Art Hives’ Science Shop presents UrbanBodies : an exploration of what matters in our everyday lives and neighborhoods. This series of public art making conversational labs, held in collaboration with the University of the Streets Café program at Concordia University, will explore the theme of the body as it lives and dies, grows and ages, struggles and thrives in the urban environment.

Guests:
Jailson Lima holds a PhD in Inorganic Chemistry exploring the photochemistry of coordination compounds containing iron and chromium. Aside from having worked in industry researching the use of surfactants to enhance the properties of pigments in plastics ad having recently conducted research to use biomass as fillers in thermoplastics, he teaches chemistry at Vanier College. He is interested in physical and chemical properties of water and the impact that its quality has on human health.

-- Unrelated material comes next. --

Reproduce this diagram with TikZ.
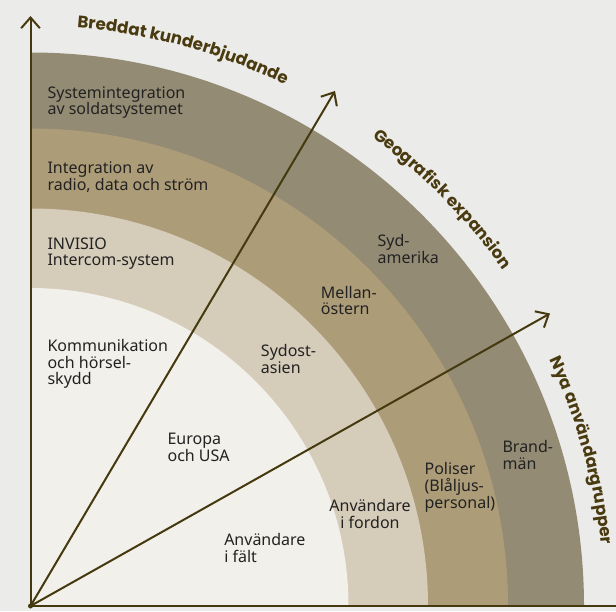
\documentclass[tikz,border=0pt]{standalone}
\usepackage{fontspec}
\setmainfont{Noto Sans}
\newfontfamily\headfont{Poppins}
\usetikzlibrary{arrows.meta,decorations.text}

\definecolor{bgcol}{HTML}{EBEBE9}
\definecolor{ringone}{HTML}{F2F0EA}
\definecolor{ringtwo}{HTML}{D6CCBA}
\definecolor{ringthree}{HTML}{AD9C78}
\definecolor{ringfour}{HTML}{948B74}
\definecolor{axiscol}{HTML}{45390F}
\definecolor{headcol}{HTML}{4A3A10}
\definecolor{txtcol}{HTML}{222222}

\tikzset{
  axisline/.style={draw=axiscol, line width=1.5pt},
  axisarrow/.style={axisline, -{Straight Barb[length=8pt,width=14pt]}},
  bandtext/.style={anchor=north west, inner sep=0pt, align=left, text=txtcol,
    font=\fontsize{12}{12.5}\selectfont},
  headtext/.style={decorate, decoration={text along path, text color=headcol,
    text={|\headfont\bfseries\fontsize{12.5}{14}\selectfont|#1}}}
}

\begin{document}
\begin{tikzpicture}[x=0.75pt,y=0.75pt]
%set diagram: origin of the axes at (0,0)
\useasboundingbox (-30.5,-5) rectangle (585.5,606);
\fill[bgcol] (-30.5,-5) rectangle (585.5,606);

%Rings
\fill[ringfour] (0,0) -- (553.5,0) arc[start angle=0, end angle=90, radius=553.5] -- cycle;
\fill[ringthree] (0,0) -- (477.5,0) arc[start angle=0, end angle=90, radius=477.5] -- cycle;
\fill[ringtwo] (0,0) -- (397.5,0) arc[start angle=0, end angle=90, radius=397.5] -- cycle;
\fill[ringone] (0,0) -- (318,0) arc[start angle=0, end angle=90, radius=318] -- cycle;

\coordinate (O) at (0,0);
\coordinate (up) at (0,590);
\coordinate (right) at (585.5,0);
\coordinate (offer) at (304.5,515);
\coordinate (users) at (519.5,292.5);

%Axes
\draw[axisarrow] (O) -- (up);
\draw[axisline] (O) -- (right);
%Straight Lines
\draw[axisarrow] (O) -- (offer);
%Straight Lines
\draw[axisarrow] (O) -- (users);
\fill[axiscol] (O) circle (2.5);

%Headings
\path[headtext={Breddat kunderbjudande}] (85.4:580) arc[start angle=85.4, end angle=55, radius=580];
\path[headtext={Geografisk expansion}] (53.9:580) arc[start angle=53.9, end angle=28, radius=580];
\path[headtext={Nya användargrupper}] (25.4:574) arc[start angle=25.4, end angle=0, radius=574];

% Text Node
\node[bandtext] (sysint) at (16.8,520) {Systemintegration\\av soldatsystemet};
% Text Node
\node[bandtext] (integ) at (16.8,444.7) {Integration av\\radio, data och ström};
% Text Node
\node[bandtext] (invisio) at (16.8,368.7) {INVISIO\\Intercom-system};
% Text Node
\node[bandtext] (komm) at (16.8,267) {Kommunikation\\och hörsel-\\skydd};
% Text Node
\node[bandtext] (europa) at (136.8,172.7) {Europa\\och USA};
% Text Node
\node[bandtext] (falt) at (193.5,73) {Användare\\i fält};
% Text Node
\node[bandtext] (sydost) at (230.2,262) {Sydost-\\asien};
% Text Node
\node[bandtext, anchor=north, align=center] (fordon) at (339.5,107) {Användare\\i fordon};
% Text Node
\node[bandtext] (poliser) at (393.8,143.7) {Poliser\\(Blåljus-\\personal)};
% Text Node
\node[bandtext] (brand) at (471.8,166) {Brand-\\män};
% Text Node
\node[bandtext] (sydam) at (346.8,372) {Syd-\\amerika};
% Text Node
\node[bandtext] (mellan) at (290.2,320.3) {Mellan-\\östern};

\end{tikzpicture}
\end{document}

Cameron Stiff is passionate about the transformation of cities from engines of consumption and waste into harmonious and productive living spaces with healthy, closed loop urban-rural metabolisms. Since 2012, he has been a managing partner responsible for finance and development at Compost Montreal and is also a 2016-2017 Ambassador for CHNGR, a project of the McConnell Foundation's Recode Initiative in partnership with Concordia University, promoting the social economy and collective entrepreneurship.

Moderator:                
Kay Noele is a textile artist interested in (among many other things) resilient communities, social geographies, and social and environmental justice. She has worked with closely community initiatives in Saskatchewan, Cuba and in Montreal, including Coop Le Milieu and the Art Hives Movement and will be starting her masters in Arts Education at Concordia in September.

Accessibility info: La Ruche d’Art St Henri is on the ground floor. A removable ramp is set up so that the space can be entered. Washrooms are in the basement, down a flight of stairs and are not wheelchair accessible.

Note: Please make sure to arrive early in order to secure a seat.